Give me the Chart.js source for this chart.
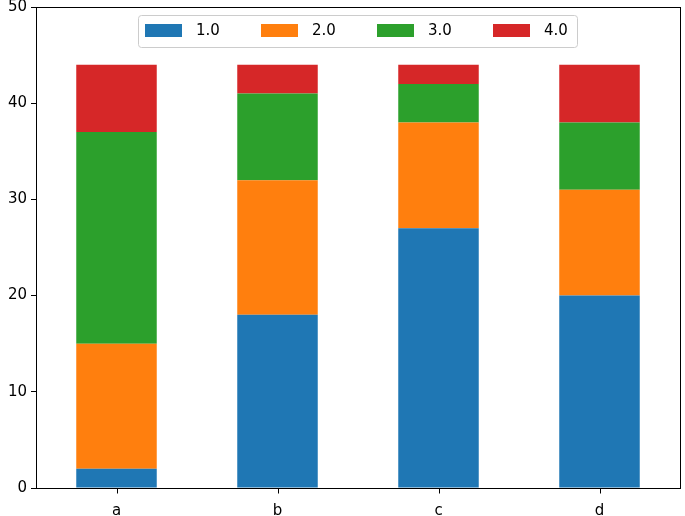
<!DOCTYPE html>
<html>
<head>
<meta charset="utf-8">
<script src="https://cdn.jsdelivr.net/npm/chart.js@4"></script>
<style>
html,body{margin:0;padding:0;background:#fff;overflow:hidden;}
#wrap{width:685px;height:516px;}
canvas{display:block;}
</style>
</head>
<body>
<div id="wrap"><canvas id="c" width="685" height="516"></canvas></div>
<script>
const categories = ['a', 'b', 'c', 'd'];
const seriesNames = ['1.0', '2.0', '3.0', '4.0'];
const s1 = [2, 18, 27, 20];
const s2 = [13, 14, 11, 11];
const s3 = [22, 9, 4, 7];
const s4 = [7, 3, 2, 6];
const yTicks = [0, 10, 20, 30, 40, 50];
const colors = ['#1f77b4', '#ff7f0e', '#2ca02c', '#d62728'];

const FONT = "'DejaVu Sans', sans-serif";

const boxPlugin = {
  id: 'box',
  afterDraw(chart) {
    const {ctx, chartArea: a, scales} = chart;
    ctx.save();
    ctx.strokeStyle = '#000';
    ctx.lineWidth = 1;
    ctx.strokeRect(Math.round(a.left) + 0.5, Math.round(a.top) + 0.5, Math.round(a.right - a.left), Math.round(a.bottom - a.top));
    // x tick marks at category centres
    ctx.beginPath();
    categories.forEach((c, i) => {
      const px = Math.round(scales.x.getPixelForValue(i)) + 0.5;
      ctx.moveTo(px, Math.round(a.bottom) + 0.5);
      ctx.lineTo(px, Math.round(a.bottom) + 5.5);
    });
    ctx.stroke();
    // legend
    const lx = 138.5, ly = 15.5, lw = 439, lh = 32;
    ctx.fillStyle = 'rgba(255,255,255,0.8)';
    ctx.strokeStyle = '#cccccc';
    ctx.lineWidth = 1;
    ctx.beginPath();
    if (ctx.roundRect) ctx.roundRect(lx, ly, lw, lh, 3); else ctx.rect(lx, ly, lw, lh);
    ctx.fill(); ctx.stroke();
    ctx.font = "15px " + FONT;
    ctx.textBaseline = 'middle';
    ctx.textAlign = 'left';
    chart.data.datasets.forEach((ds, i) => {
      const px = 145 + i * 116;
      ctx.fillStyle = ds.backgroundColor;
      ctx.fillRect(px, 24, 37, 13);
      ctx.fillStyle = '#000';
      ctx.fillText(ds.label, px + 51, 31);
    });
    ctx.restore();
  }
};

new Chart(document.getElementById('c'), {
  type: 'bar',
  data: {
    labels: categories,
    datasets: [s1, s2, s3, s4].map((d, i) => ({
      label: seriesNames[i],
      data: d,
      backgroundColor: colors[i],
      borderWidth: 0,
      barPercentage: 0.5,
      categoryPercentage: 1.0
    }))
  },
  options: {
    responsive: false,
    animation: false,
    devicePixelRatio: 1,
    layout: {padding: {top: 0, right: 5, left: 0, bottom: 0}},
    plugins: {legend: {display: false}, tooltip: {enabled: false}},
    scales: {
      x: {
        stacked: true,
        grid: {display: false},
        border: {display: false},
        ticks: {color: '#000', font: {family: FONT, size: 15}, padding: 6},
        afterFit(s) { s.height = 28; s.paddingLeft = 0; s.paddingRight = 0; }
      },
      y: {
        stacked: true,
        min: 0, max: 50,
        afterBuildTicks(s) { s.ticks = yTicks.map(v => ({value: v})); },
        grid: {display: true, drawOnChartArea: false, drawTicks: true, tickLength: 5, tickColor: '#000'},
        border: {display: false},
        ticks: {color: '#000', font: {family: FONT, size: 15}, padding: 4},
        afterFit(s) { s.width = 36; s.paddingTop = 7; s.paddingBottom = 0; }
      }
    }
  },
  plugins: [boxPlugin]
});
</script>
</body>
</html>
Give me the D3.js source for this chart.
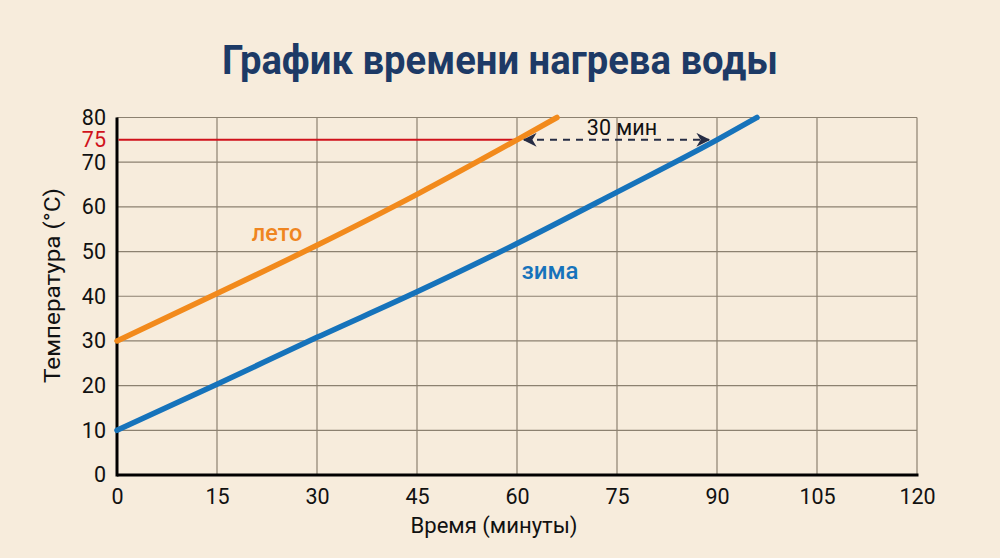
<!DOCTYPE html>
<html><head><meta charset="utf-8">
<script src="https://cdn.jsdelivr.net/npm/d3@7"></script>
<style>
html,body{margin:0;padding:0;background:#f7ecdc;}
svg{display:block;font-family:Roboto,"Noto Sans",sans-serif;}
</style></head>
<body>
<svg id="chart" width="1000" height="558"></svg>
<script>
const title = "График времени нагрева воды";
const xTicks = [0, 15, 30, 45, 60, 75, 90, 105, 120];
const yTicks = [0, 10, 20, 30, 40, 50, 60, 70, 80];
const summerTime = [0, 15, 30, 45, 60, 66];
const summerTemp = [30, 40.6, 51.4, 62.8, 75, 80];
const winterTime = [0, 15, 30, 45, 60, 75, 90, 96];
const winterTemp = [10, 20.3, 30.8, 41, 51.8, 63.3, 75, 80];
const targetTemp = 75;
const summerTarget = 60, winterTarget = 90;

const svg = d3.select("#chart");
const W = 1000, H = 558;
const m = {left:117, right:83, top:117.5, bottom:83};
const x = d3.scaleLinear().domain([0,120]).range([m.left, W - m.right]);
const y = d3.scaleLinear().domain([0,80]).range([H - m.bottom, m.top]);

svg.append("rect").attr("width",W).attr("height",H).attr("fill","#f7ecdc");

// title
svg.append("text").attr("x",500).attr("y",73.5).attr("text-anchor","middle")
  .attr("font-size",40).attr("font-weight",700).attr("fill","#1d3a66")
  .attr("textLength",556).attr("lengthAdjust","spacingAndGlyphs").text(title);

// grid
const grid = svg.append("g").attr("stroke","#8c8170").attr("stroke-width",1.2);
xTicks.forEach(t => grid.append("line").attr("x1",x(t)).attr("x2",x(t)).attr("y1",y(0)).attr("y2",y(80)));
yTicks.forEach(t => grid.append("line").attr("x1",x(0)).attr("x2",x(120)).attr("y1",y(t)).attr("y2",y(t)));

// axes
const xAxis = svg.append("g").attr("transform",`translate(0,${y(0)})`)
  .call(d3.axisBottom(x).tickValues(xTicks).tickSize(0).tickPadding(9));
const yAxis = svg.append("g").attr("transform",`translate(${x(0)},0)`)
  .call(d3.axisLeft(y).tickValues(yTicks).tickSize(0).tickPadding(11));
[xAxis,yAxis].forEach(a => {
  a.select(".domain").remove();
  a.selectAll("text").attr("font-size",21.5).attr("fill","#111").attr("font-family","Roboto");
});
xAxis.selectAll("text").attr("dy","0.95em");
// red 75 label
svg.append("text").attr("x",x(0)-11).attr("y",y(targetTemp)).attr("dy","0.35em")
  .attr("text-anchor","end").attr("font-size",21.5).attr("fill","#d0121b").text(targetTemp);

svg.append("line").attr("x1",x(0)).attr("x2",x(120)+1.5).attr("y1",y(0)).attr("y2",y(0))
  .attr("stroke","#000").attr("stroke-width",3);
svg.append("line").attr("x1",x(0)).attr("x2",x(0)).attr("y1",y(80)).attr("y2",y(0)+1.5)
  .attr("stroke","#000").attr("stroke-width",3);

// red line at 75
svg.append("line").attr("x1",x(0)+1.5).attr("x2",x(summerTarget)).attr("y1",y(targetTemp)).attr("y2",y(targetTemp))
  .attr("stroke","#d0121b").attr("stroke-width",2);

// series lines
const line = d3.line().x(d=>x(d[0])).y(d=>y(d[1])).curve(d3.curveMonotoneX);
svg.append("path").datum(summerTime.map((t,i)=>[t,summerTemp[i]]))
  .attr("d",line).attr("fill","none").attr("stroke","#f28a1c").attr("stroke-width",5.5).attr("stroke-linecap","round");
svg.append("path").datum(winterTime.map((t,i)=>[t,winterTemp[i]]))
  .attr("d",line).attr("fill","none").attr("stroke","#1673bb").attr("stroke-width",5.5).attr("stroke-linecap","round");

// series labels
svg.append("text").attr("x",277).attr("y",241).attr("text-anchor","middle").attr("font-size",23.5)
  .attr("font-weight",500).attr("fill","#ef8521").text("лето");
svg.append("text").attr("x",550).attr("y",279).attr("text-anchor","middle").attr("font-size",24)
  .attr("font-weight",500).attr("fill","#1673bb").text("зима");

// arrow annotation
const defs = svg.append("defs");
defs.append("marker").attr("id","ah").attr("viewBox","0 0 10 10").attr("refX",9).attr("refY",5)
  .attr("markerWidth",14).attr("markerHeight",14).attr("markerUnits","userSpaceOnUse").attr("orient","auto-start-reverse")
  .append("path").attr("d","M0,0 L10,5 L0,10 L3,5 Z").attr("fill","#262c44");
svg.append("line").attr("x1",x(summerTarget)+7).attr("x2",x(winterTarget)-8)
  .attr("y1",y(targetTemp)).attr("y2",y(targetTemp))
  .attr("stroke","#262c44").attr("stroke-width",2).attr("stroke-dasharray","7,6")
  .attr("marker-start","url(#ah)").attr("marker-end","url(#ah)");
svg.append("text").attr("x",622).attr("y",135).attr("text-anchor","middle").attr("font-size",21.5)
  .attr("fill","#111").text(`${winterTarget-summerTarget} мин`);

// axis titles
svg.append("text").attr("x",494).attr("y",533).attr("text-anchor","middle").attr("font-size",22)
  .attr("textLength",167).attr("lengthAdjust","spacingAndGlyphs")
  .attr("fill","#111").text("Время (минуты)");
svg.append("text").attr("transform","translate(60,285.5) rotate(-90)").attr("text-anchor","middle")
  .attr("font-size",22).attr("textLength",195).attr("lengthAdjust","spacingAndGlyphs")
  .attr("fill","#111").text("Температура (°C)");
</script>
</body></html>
§
- [The problem] From the first line above down to the line with "const colors = ['#1f77b4', '#ff7f0e', '#2ca02c', '#d62728'];", reproduce every line and no others, omitting pictures.

- [Result for this task]
Give me the Chart.js source for this chart.
<!DOCTYPE html>
<html>
<head>
<meta charset="utf-8">
<script src="https://cdn.jsdelivr.net/npm/chart.js@4"></script>
<style>
html,body{margin:0;padding:0;background:#fff;overflow:hidden;}
#wrap{width:685px;height:516px;}
canvas{display:block;}
</style>
</head>
<body>
<div id="wrap"><canvas id="c" width="685" height="516"></canvas></div>
<script>
const categories = ['a', 'b', 'c', 'd'];
const seriesNames = ['1.0', '2.0', '3.0', '4.0'];
const s1 = [2, 18, 27, 20];
const s2 = [13, 14, 11, 11];
const s3 = [22, 9, 4, 7];
const s4 = [7, 3, 2, 6];
const yTicks = [0, 10, 20, 30, 40, 50];
const colors = ['#1f77b4', '#ff7f0e', '#2ca02c', '#d62728'];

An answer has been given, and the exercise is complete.